>> BEGIN
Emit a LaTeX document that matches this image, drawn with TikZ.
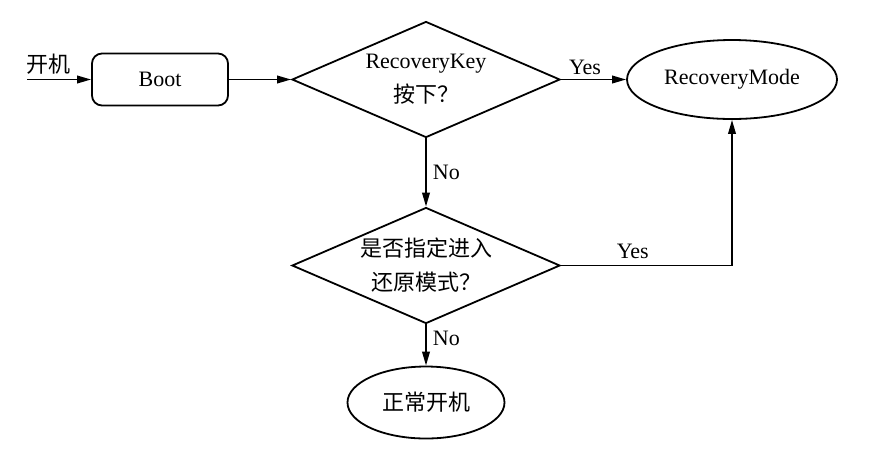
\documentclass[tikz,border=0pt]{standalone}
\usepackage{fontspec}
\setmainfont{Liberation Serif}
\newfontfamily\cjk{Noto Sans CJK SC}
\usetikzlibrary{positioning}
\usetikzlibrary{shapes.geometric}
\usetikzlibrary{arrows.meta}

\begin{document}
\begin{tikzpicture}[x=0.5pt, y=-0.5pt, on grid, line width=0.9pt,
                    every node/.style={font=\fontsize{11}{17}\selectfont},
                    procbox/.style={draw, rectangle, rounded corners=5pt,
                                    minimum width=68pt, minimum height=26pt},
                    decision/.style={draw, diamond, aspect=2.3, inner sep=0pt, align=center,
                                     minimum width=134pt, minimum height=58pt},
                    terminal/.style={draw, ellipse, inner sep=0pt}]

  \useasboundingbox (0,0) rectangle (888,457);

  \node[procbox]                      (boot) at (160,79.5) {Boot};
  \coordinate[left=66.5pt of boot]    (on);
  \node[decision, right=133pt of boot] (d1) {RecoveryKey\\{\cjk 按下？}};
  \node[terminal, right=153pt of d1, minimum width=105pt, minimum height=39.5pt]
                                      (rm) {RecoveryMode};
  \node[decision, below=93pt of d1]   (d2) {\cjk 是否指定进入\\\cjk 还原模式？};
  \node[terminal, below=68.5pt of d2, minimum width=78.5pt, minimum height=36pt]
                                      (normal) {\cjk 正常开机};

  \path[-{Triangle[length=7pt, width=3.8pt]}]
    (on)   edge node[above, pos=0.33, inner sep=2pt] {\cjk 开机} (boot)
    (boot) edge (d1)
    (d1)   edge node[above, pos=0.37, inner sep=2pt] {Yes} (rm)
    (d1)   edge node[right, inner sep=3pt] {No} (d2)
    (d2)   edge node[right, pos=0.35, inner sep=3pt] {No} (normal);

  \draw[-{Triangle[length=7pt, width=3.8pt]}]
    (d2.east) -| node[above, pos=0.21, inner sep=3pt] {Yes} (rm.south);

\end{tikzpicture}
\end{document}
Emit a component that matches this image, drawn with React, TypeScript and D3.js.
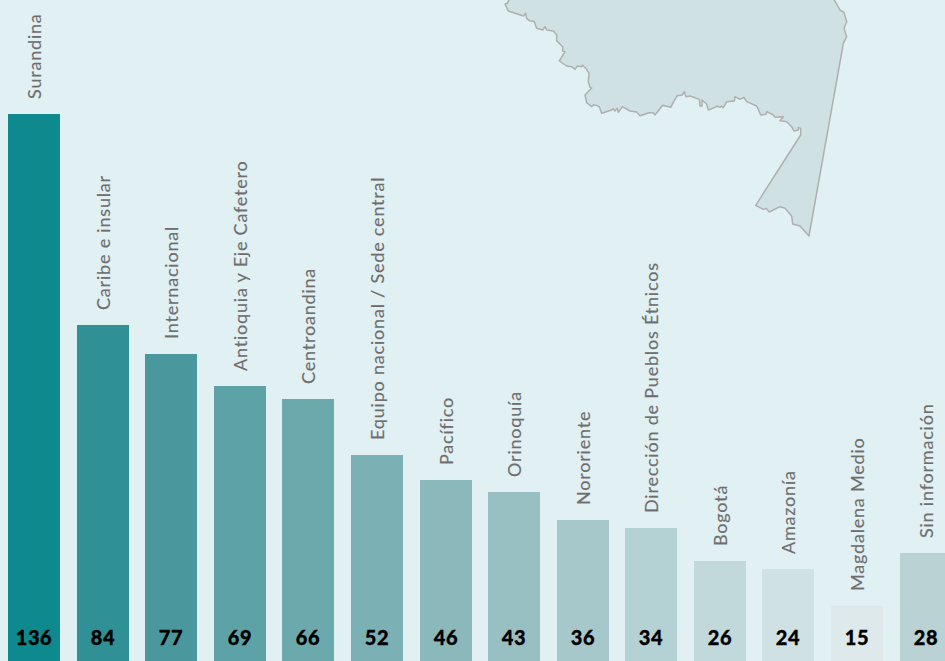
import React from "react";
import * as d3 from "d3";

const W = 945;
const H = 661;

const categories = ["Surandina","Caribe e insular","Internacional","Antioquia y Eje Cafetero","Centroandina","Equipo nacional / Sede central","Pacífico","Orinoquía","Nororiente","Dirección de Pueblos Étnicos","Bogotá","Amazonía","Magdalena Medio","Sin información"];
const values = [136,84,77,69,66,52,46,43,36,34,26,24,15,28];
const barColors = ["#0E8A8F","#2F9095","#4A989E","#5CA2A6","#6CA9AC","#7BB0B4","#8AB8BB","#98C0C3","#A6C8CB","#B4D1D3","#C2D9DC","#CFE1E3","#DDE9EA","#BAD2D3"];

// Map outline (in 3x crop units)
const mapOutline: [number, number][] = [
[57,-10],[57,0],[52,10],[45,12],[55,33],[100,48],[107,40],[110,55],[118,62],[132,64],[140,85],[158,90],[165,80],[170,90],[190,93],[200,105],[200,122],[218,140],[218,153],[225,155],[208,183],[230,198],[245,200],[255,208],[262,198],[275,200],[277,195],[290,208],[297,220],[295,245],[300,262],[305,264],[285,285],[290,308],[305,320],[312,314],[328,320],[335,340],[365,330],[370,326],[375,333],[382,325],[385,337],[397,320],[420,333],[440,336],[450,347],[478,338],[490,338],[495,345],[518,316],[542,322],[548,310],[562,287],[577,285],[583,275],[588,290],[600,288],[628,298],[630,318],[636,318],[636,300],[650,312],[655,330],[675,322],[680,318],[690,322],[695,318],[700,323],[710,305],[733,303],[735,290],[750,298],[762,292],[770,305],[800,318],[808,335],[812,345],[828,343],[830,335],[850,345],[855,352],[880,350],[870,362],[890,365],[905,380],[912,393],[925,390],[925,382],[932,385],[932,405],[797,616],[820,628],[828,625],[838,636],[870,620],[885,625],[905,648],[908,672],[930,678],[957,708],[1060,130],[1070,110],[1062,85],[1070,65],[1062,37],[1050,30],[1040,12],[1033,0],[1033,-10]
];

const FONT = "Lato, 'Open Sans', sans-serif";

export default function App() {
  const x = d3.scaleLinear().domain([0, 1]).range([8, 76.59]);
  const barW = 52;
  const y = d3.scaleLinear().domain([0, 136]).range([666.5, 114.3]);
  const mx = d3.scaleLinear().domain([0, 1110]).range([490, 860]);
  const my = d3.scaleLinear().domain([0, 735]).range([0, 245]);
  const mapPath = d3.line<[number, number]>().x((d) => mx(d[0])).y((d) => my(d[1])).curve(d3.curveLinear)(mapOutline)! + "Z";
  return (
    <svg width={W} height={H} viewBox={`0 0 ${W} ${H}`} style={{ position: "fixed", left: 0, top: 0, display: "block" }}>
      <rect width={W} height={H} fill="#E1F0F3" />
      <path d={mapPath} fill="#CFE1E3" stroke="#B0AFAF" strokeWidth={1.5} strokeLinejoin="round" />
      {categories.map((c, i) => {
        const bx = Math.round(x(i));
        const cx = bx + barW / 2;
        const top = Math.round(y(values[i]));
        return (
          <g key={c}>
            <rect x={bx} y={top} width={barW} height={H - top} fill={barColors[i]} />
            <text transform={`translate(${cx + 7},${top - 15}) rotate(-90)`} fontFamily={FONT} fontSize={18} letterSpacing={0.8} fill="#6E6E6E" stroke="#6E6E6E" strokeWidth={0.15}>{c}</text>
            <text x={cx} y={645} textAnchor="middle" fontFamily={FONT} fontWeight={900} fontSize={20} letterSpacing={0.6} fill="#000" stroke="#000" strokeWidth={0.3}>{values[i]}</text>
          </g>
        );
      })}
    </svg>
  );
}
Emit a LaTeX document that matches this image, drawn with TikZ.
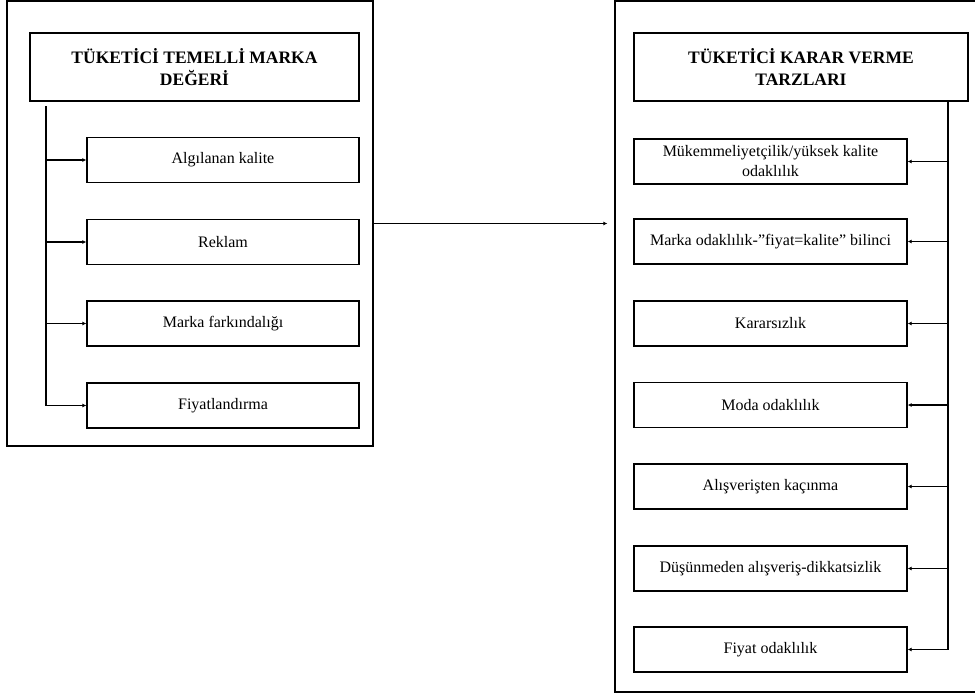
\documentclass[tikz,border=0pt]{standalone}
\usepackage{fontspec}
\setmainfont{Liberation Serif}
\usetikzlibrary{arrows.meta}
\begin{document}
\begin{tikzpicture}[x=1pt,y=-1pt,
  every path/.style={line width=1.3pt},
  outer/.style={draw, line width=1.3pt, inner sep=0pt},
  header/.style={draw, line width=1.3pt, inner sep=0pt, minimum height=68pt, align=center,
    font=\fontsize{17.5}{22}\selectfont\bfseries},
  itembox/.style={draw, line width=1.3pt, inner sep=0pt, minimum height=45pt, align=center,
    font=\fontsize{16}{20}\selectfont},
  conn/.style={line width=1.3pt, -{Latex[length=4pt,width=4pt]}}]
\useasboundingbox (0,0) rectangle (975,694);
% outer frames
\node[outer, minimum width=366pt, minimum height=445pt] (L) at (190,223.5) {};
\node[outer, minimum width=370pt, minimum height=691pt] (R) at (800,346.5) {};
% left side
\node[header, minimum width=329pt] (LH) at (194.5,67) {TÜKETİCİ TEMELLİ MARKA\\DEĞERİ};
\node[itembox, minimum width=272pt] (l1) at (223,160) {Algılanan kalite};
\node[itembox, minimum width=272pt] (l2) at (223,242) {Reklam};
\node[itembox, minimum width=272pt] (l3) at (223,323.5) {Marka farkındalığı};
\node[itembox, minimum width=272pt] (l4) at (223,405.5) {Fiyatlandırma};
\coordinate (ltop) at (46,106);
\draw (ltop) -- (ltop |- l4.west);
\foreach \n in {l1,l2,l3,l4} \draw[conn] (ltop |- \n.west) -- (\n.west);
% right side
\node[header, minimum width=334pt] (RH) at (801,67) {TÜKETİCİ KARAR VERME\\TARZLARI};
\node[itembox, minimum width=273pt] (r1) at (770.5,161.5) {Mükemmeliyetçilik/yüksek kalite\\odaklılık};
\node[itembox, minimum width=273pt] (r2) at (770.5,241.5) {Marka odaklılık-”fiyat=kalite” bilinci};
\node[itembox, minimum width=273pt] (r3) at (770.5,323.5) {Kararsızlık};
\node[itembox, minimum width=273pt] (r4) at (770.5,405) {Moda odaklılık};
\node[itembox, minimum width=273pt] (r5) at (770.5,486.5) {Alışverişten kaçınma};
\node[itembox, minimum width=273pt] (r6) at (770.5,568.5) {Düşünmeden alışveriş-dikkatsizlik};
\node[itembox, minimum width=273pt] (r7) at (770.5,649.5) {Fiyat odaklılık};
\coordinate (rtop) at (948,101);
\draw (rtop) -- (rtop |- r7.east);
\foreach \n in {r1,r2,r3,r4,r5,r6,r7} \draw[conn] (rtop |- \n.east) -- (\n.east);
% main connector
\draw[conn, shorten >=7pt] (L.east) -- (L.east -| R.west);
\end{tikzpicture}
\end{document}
>> END
_Task brief:_ Extract the lines exactly, please: the first line of the listing, the line with "import * as", and every line between them, but no pictures.

_The solution:_
Emit a LaTeX document that matches this image, drawn with TikZ.
\documentclass[tikz,border=0pt]{standalone}
\usepackage{fontspec}
\setmainfont{Liberation Serif}
\newfontfamily\cjk{Noto Sans CJK SC}
\usetikzlibrary{positioning}
\usetikzlibrary{shapes.geometric}
\usetikzlibrary{arrows.meta}

\begin{document}
\begin{tikzpicture}[x=0.5pt, y=-0.5pt, on grid, line width=0.9pt,
                    every node/.style={font=\fontsize{11}{17}\selectfont},
                    procbox/.style={draw, rectangle, rounded corners=5pt,
                                    minimum width=68pt, minimum height=26pt},
                    decision/.style={draw, diamond, aspect=2.3, inner sep=0pt, align=center,
                                     minimum width=134pt, minimum height=58pt},
                    terminal/.style={draw, ellipse, inner sep=0pt}]

  \useasboundingbox (0,0) rectangle (888,457);

  \node[procbox]                      (boot) at (160,79.5) {Boot};
  \coordinate[left=66.5pt of boot]    (on);
  \node[decision, right=133pt of boot] (d1) {RecoveryKey\\{\cjk 按下？}};
  \node[terminal, right=153pt of d1, minimum width=105pt, minimum height=39.5pt]
                                      (rm) {RecoveryMode};
  \node[decision, below=93pt of d1]   (d2) {\cjk 是否指定进入\\\cjk 还原模式？};
  \node[terminal, below=68.5pt of d2, minimum width=78.5pt, minimum height=36pt]
                                      (normal) {\cjk 正常开机};

  \path[-{Triangle[length=7pt, width=3.8pt]}]
    (on)   edge node[above, pos=0.33, inner sep=2pt] {\cjk 开机} (boot)
    (boot) edge (d1)
    (d1)   edge node[above, pos=0.37, inner sep=2pt] {Yes} (rm)
    (d1)   edge node[right, inner sep=3pt] {No} (d2)
    (d2)   edge node[right, pos=0.35, inner sep=3pt] {No} (normal);

  \draw[-{Triangle[length=7pt, width=3.8pt]}]
    (d2.east) -| node[above, pos=0.21, inner sep=3pt] {Yes} (rm.south);

\end{tikzpicture}
\end{document}
Emit a component that matches this image, drawn with React, TypeScript and D3.js.
import React from "react";
import * as d3 from "d3";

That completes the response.